Redakcja Polska

Białoruś: strzały "ostrzegawcze" i masowe zatrzymania podczas manifestacji w Mińsku

01.11.2020 18:07
Milicja zatrzymuje dziesiątki ludzi podczas niedzielnej manifestacji w Mińsku. Zatrzymani są także dziennikarze. Demonstrujący wzywają Łukaszenkę do odejścia. Podczas demonstracji słychać było strzały, wedle milicji "ostrzegawcze". Jeden z funkcjonariuszy mierzył wprost w jednego z uczestników demonstracji, co udokumentowało wideo portalu Euroradia.
Od 9 sierpnia na Białorusi trwają protesty społeczne związane ze sfałszowaniem wyborów prezydenckich
Od 9 sierpnia na Białorusi trwają protesty społeczne związane ze sfałszowaniem wyborów prezydenckichPAP/EPA/STR

Dokumentacja zdarzeń przez media niezależne pokazuje, że zatrzymania mają szeroki zasięg. Obrońcy praw człowieka mówią już o dziesiątkach osób zatrzymanych, prawdopodobnie rzeczywisty bilans sięga setek osób.

W rozmowie z agencją RIA Nowosti milicja białoruska potwierdziła z kolei oddanie wystrzałów, twierdząc,że zrobiła to w celu "niedopuszczenia do złamania prawa".

Agencja TASS pisze, że siły OMON oddały kilka strzałów ostrzegawczych, kiedy kolumna protestujących zbliżyła się do ich kordonu.

Zatrzymania i prowokacje milicji

Według serwisu Tut.by zatrzymania mają miejsce też w Grodnie. Media informują o problemach z łącznością przez mobilny internet.

W Mińsku funkcjonariusze mierzyli z broni do jednego z demonstrantów. Gdy ten podniósł ręce i stanął przed lufą, padł strzał w powietrze. Mężczyzna kontynuował swój udział w demonstracji. 

Marsz do Kuropat

Protestujący szli w Mińsku w więcej niż jednej kolumnie. W Mińsku miał miejsce jednocześnie doroczny marsz do uroczyska Kuropaty, na tak zwane Dziady, łączony w tym roku z marszem przeciwko terrorowi. Niestety niewiele osób dotarło do Kuropat, bo drogę zagrodziła im milicja i wojska wewnętrzne.

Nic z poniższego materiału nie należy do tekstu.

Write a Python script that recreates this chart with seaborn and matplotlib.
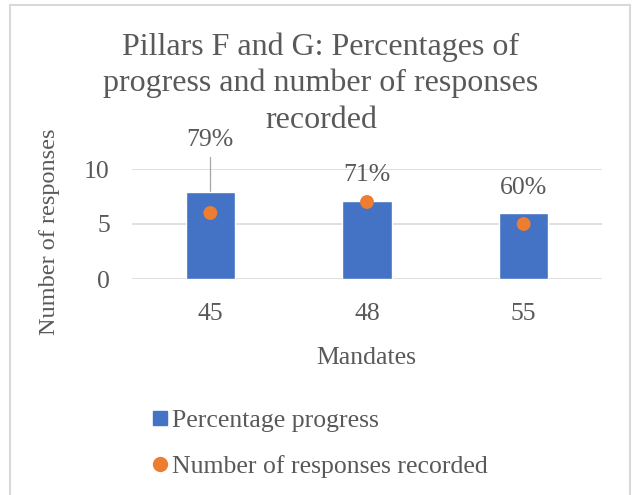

W uroczysku "Kuropaty" spoczywają ofiary represji stalinowskich, według historyków ich liczba może sięgać nawet 200-250 tysięcy. Władze łukaszenkowskie nie badają sprawy zbrodni stalinowskiej - z racji postradzieckiej ideologii państwowej to temat tabu. Łukaszenka nigdy oficjalnie nie odwiedził Kuropat, by oddać hołd ofiarom, nie przeprowadzono w tym miejscu odpowiednich badań, ekshumacji.

Na Białorusi wiele jest miejsce, gdzie spoczywają ofiary terroru NKWD, ale władze łukaszenkowskie dbają o to, by ten temat był obecny w świadomości opinii publicznej.